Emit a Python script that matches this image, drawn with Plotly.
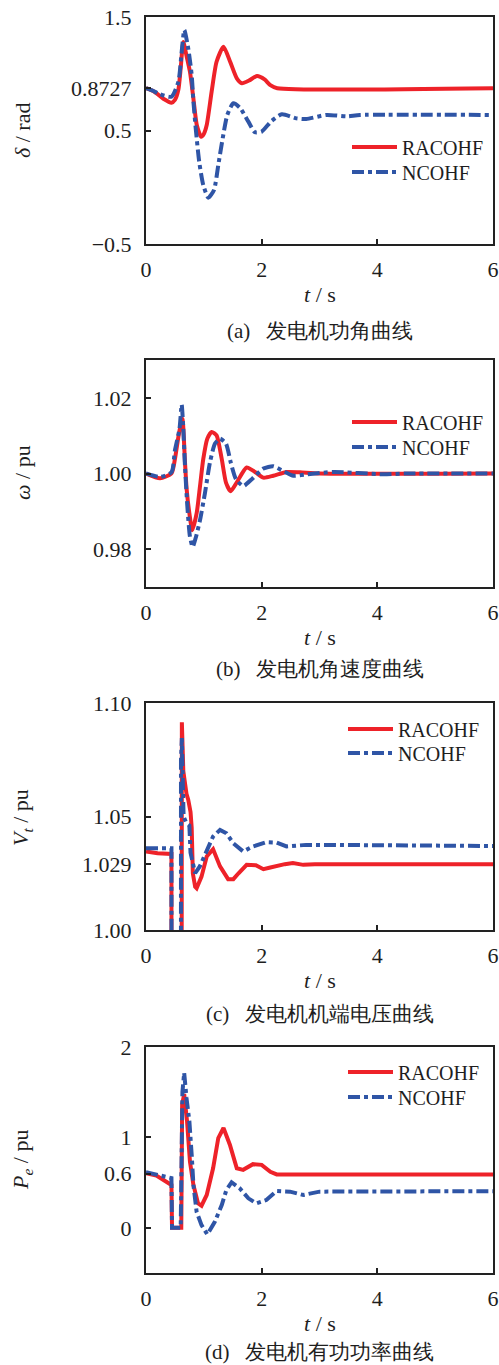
import plotly.graph_objects as go

# ---------------- data ----------------
# (a) rotor angle delta / rad
t_a_r = [0, 0.15, 0.3, 0.44, 0.5, 0.56, 0.6, 0.645, 0.7, 0.76, 0.82, 0.878, 0.953, 1.0, 1.05, 1.135, 1.22, 1.34, 1.455, 1.57, 1.66, 1.78, 1.92, 2.05, 2.15, 2.27, 6]
d_a_r = [0.8727, 0.84, 0.78, 0.745, 0.77, 0.86, 1.05, 1.28, 1.16, 1.018, 0.78, 0.548, 0.445, 0.47, 0.548, 0.842, 1.106, 1.238, 1.106, 0.96, 0.916, 0.94, 0.98, 0.95, 0.90, 0.8727, 0.8727]
t_a_n = [0, 0.12, 0.242, 0.44, 0.56, 0.617, 0.663, 0.73, 0.79, 0.82, 0.865, 0.92, 0.99, 1.078, 1.176, 1.25, 1.326, 1.406, 1.51, 1.625, 1.77, 1.885, 2.0, 2.17, 2.35, 2.6, 2.77, 3.12, 3.47, 3.7, 6]
d_a_n = [0.8727, 0.85, 0.819, 0.798, 0.93, 1.194, 1.385, 1.224, 0.989, 0.754, 0.49, 0.225, 0.02, -0.092, -0.024, 0.196, 0.431, 0.637, 0.74, 0.70, 0.578, 0.484, 0.49, 0.584, 0.643, 0.607, 0.601, 0.637, 0.625, 0.637, 0.637]

# (b) rotor speed omega / pu
t_b_r = [0, 0.242, 0.44, 0.5, 0.56, 0.6, 0.63, 0.674, 0.703, 0.75, 0.80, 0.876, 0.934, 0.99, 1.06, 1.136, 1.22, 1.31, 1.383, 1.464, 1.568, 1.74, 1.885, 2.03, 2.2, 2.43, 2.66, 3.0, 6]
w_b_r = [1.0, 0.99875, 1.0, 1.0038, 1.0097, 1.0128, 1.0145, 1.003, 0.9958, 0.9895, 0.985, 0.9895, 0.9967, 1.0038, 1.0092, 1.011, 1.0101, 1.0038, 0.9976, 0.9953, 0.9976, 1.0016, 1.0004, 0.9989, 0.9994, 1.0004, 1.0003, 1.0, 1.0]
t_b_n = [0, 0.242, 0.44, 0.5, 0.58, 0.617, 0.645, 0.674, 0.715, 0.76, 0.807, 0.865, 0.934, 1.02, 1.107, 1.193, 1.28, 1.383, 1.464, 1.556, 1.683, 1.83, 2.03, 2.2, 2.37, 2.55, 2.8, 3.24, 4.1, 4.5, 6]
w_b_n = [1.0, 0.9991, 1.0003, 1.0061, 1.0119, 1.0182, 1.0119, 1.002, 0.9913, 0.9833, 0.9806, 0.9833, 0.9877, 0.9949, 1.003, 1.0079, 1.0092, 1.0079, 1.003, 0.9985, 0.9967, 0.9985, 1.0013, 1.0019, 1.0007, 0.9994, 0.9998, 1.0004, 0.9998, 1.0, 1.0]

# (c) terminal voltage Vt / pu
t_c_r = [0, 0.2, 0.44, 0.45, 0.6, 0.61, 0.62, 0.645, 0.67, 0.7, 0.73, 0.77, 0.79, 0.81, 0.85, 0.875, 0.96, 1.05, 1.16, 1.22, 1.28, 1.42, 1.51, 1.6, 1.74, 1.9, 2.03, 2.15, 2.26, 2.4, 2.54, 2.72, 2.92, 6]
v_c_r = [1.0346, 1.0338, 1.0335, 0.4, 0.4, 1.09, 1.0915, 1.07, 1.0647, 1.06, 1.0574, 1.052, 1.045, 1.025, 1.019, 1.0184, 1.0235, 1.0324, 1.0356, 1.032, 1.028, 1.0224, 1.0224, 1.025, 1.0287, 1.0285, 1.0268, 1.0275, 1.0282, 1.029, 1.0295, 1.0287, 1.029, 1.029]
t_c_n = [0, 0.44, 0.45, 0.6, 0.605, 0.62, 0.63, 0.65, 0.7, 0.75, 0.77, 0.85, 0.93, 1.05, 1.16, 1.28, 1.39, 1.51, 1.68, 1.85, 2.08, 2.26, 2.43, 2.77, 3.12, 6]
v_c_n = [1.036, 1.036, 0.4, 0.4, 1.075, 1.0846, 1.072, 1.05, 1.047, 1.046, 1.034, 1.025, 1.028, 1.0353, 1.0412, 1.0441, 1.0426, 1.0382, 1.0346, 1.0368, 1.0387, 1.0385, 1.0368, 1.0375, 1.0375, 1.037]

# (d) active power Pe / pu
t_d_r = [0, 0.18, 0.44, 0.45, 0.61, 0.625, 0.66, 0.71, 0.76, 0.82, 0.9, 0.96, 1.05, 1.16, 1.25, 1.34, 1.45, 1.57, 1.68, 1.85, 2.0, 2.15, 2.26, 6]
p_d_r = [0.604, 0.578, 0.474, 0.0, 0.0, 1.363, 1.48, 1.178, 0.733, 0.474, 0.27, 0.244, 0.363, 0.659, 0.993, 1.104, 0.919, 0.659, 0.641, 0.704, 0.696, 0.62, 0.59, 0.59]
t_d_n = [0, 0.24, 0.41, 0.44, 0.45, 0.6, 0.63, 0.66, 0.7, 0.75, 0.79, 0.82, 0.875, 0.96, 1.06, 1.19, 1.31, 1.39, 1.48, 1.62, 1.77, 1.91, 2.08, 2.26, 2.49, 2.72, 3.0, 6]
p_d_n = [0.615, 0.578, 0.548, 0.55, 0.0, 0.0, 1.5, 1.715, 1.437, 1.178, 0.807, 0.474, 0.178, 0.03, -0.074, 0.067, 0.252, 0.419, 0.504, 0.437, 0.326, 0.27, 0.307, 0.407, 0.4, 0.363, 0.4, 0.405]

x_ticks = [0, 2, 4, 6]
y_ticks_a = [-0.5, 0.5, 0.8727, 1.5]
y_text_a = ["−0.5", "0.5", "0.8727", "1.5"]
y_ticks_b = [0.98, 1.00, 1.02]
y_text_b = ["0.98", "1.00", "1.02"]
y_ticks_c = [1.00, 1.029, 1.05, 1.10]
y_text_c = ["1.00", "1.029", "1.05", "1.10"]
y_ticks_d = [0, 0.6, 1, 2]
y_text_d = ["0", "0.6", "1", "2"]

series_names = ["RACOHF", "NCOHF"]
captions = ["(a)   发电机功角曲线", "(b)   发电机角速度曲线", "(c)   发电机机端电压曲线", "(d)   发电机有功功率曲线"]
y_titles = ["<i>δ</i> / rad", "<i>ω</i> / pu", "<i>V</i><sub><i>t</i></sub> / pu", "<i>P</i><sub><i>e</i></sub> / pu"]

# ---------------- style / layout ----------------
W, H = 499, 1365
RED = "#ee2229"
BLUE = "#2f55a6"
TXT = "#1e1e1e"
SERIF = "Liberation Serif"

panels = [
    dict(top=17, bot=244, yr=[-0.5, 1.5], yt=y_ticks_a, ytt=y_text_a, data=(t_a_r, d_a_r, t_a_n, d_a_n), leg=(147, 172), leg_x=347, tit_y=131, cap_b=344, shape="spline"),
    dict(top=360, bot=587, yr=[0.97, 1.03], yt=y_ticks_b, ytt=y_text_b, data=(t_b_r, w_b_r, t_b_n, w_b_n), leg=(422, 447), leg_x=347, tit_y=473, cap_b=682, shape="spline"),
    dict(top=703, bot=930, yr=[1.00, 1.10], yt=y_ticks_c, ytt=y_text_c, data=(t_c_r, v_c_r, t_c_n, v_c_n), leg=(729, 753), leg_x=343, tit_y=818, cap_b=1027, shape="linear"),
    dict(top=1047, bot=1273, yr=[-0.5, 2.0], yt=y_ticks_d, ytt=y_text_d, data=(t_d_r, p_d_r, t_d_n, p_d_n), leg=(1072, 1097), leg_x=343, tit_y=1160, cap_b=1365, shape="linear"),
]

X0, X1 = 146, 493
fig = go.Figure()
layout = dict(
    width=W, height=H, margin=dict(l=0, r=0, t=0, b=0, pad=0, autoexpand=False),
    paper_bgcolor="white", plot_bgcolor="white", showlegend=True,
    font=dict(family=SERIF, size=22, color=TXT),
    annotations=[],
)

for i, p in enumerate(panels):
    k = i + 1
    xa = "x" if k == 1 else f"x{k}"
    ya = "y" if k == 1 else f"y{k}"
    leg_r = "legend" if k == 1 else f"legend{2 * k - 1}"
    leg_n = f"legend{2 * k}"
    tr, vr, tn, vn = p["data"]
    fig.add_trace(go.Scatter(x=tr, y=vr, mode="lines", name=series_names[0], showlegend=True,
                             line=dict(color=RED, width=4, shape=p["shape"], smoothing=0.6),
                             xaxis=xa, yaxis=ya, legend=leg_r))
    fig.add_trace(go.Scatter(x=tn, y=vn, mode="lines", name=series_names[1], showlegend=True,
                             line=dict(color=BLUE, width=4, dash="12px,4px,4px,4px",
                                       shape=p["shape"], smoothing=0.6),
                             xaxis=xa, yaxis=ya, legend=leg_n))
    yd = [1 - p["bot"] / H, 1 - p["top"] / H]
    layout["xaxis" if k == 1 else f"xaxis{k}"] = dict(
        domain=[X0 / W, X1 / W], range=[0, 6], anchor=ya,
        tickvals=x_ticks, ticks="inside", ticklen=5, tickwidth=1.5, tickcolor="#222",
        showline=True, linecolor="#222", linewidth=2, mirror=True,
        showgrid=False, zeroline=False, ticklabelstandoff=5, ticklabeloverflow="allow",
        automargin=False, tickfont=dict(family=SERIF, size=22, color=TXT),
    )
    layout["yaxis" if k == 1 else f"yaxis{k}"] = dict(
        domain=yd, range=p["yr"], anchor=xa,
        tickvals=p["yt"], ticktext=p["ytt"], ticks="inside", ticklen=5, tickwidth=1.5, tickcolor="#222",
        showline=True, linecolor="#222", linewidth=2, mirror=True,
        showgrid=False, zeroline=False, ticklabelstandoff=8, ticklabeloverflow="allow",
        automargin=False, tickfont=dict(family=SERIF, size=22, color=TXT),
    )
    for leg, yc in ((leg_r, p["leg"][0]), (leg_n, p["leg"][1])):
        layout[leg] = dict(
            x=p["leg_x"] / W, y=1 - yc / H, xanchor="left", yanchor="middle",
            bgcolor="rgba(0,0,0,0)", borderwidth=0, itemwidth=45, visible=True,
            font=dict(family=SERIF, size=20, color=TXT),
        )
    xt_y = p["bot"] + 50
    layout["annotations"].append(dict(
        text="<i>t</i> / s", x=(X0 + X1) / 2 / W, y=1 - xt_y / H, xref="paper", yref="paper",
        xanchor="center", yanchor="middle", showarrow=False,
        font=dict(family=SERIF, size=22, color=TXT)))
    layout["annotations"].append(dict(
        text=captions[i], x=(X0 + X1) / 2 / W, y=1 - p["cap_b"] / H, xref="paper", yref="paper",
        xanchor="center", yanchor="bottom", showarrow=False, borderpad=0,
        font=dict(family=SERIF, size=21, color=TXT)))
    layout["annotations"].append(dict(
        text=y_titles[i], x=22 / W, y=1 - p["tit_y"] / H, xref="paper", yref="paper",
        xanchor="center", yanchor="middle", showarrow=False, textangle=-90,
        font=dict(family=SERIF, size=22, color=TXT)))

fig.update_layout(**layout)
fig.write_html("out.html", config={"displayModeBar": False},
               post_script="document.body.style.margin='0';document.body.style.padding='0';document.body.style.overflow='hidden';")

--------------------

- EXERCISE DESCRIPTION: Leave the pictures out and reproduce exactly the lines from the top of the listing above through the line with "import plotly.graph_objects as go".

- ANSWER TO THE EXERCISE:
Emit a Python script that matches this image, drawn with Plotly.
import plotly.graph_objects as go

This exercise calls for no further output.